The former residence of the Towson University president may be sold by the end of early fall.
Earlier this summer, Joe Oster, Towson University's vice president for administration and finance, said the university had received inquiries from several "interested" parties, whom he declined to identify.
Towson University is currently in the midst of a multi-step process to be able to sell the mansion. Built in 1926, the residence, which measures more than 7,000-square feet, has been appraised at approximately $1.1 million.
Last December, the Board of Regents of the University System of Maryland took the first step by approving the decision to sell. In January, the Maryland Clearinghouse of the state Department of General Services likewise gave its approval. At its May 28 meeting, the Maryland Board of Public Works approved the residence as surplus property as well.
In late June, Towson University sent documents regarding the proposed real property disposition of the mansion to the General Assembly, specifically the Senate Budget and Taxation Committee and the House of Delegates Appropriation Committee.
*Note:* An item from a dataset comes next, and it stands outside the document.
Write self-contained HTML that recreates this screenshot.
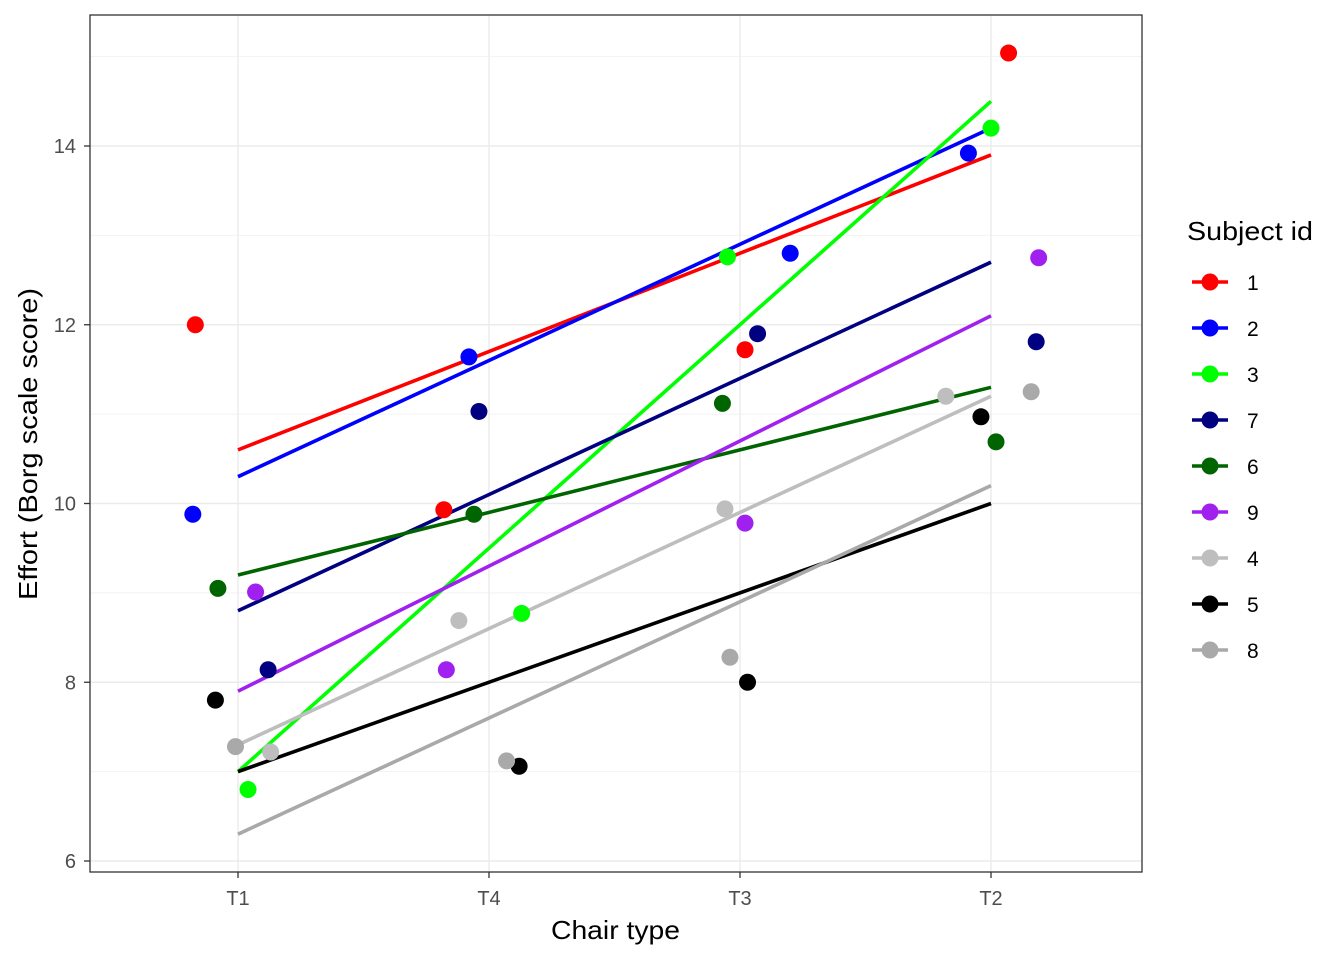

The committees had 45 days from receipt of the documents to comment.
Oster said that, assuming the committee's decision is favorable, the item will go back to the Board of Public Works at which point it can go on sale. "We are hoping that by then, we will have an offer in hand we can take back to the board," he said.
At its May meeting, the board noted that the mansion was bought in 2002 to serve as the president's residence and as a key facility in fundraising activities. The university reportedly paid $850,000 for the home; it reportedly spent a total of $2 million to buy, renovate and repair the home.
However, the mansion, which is about 4 miles from campus, turned out to be too far away. In addition, there was friction with neighbors and maintenance was costly. The mansion is "no longer an effective use of the university's resources," the request stated.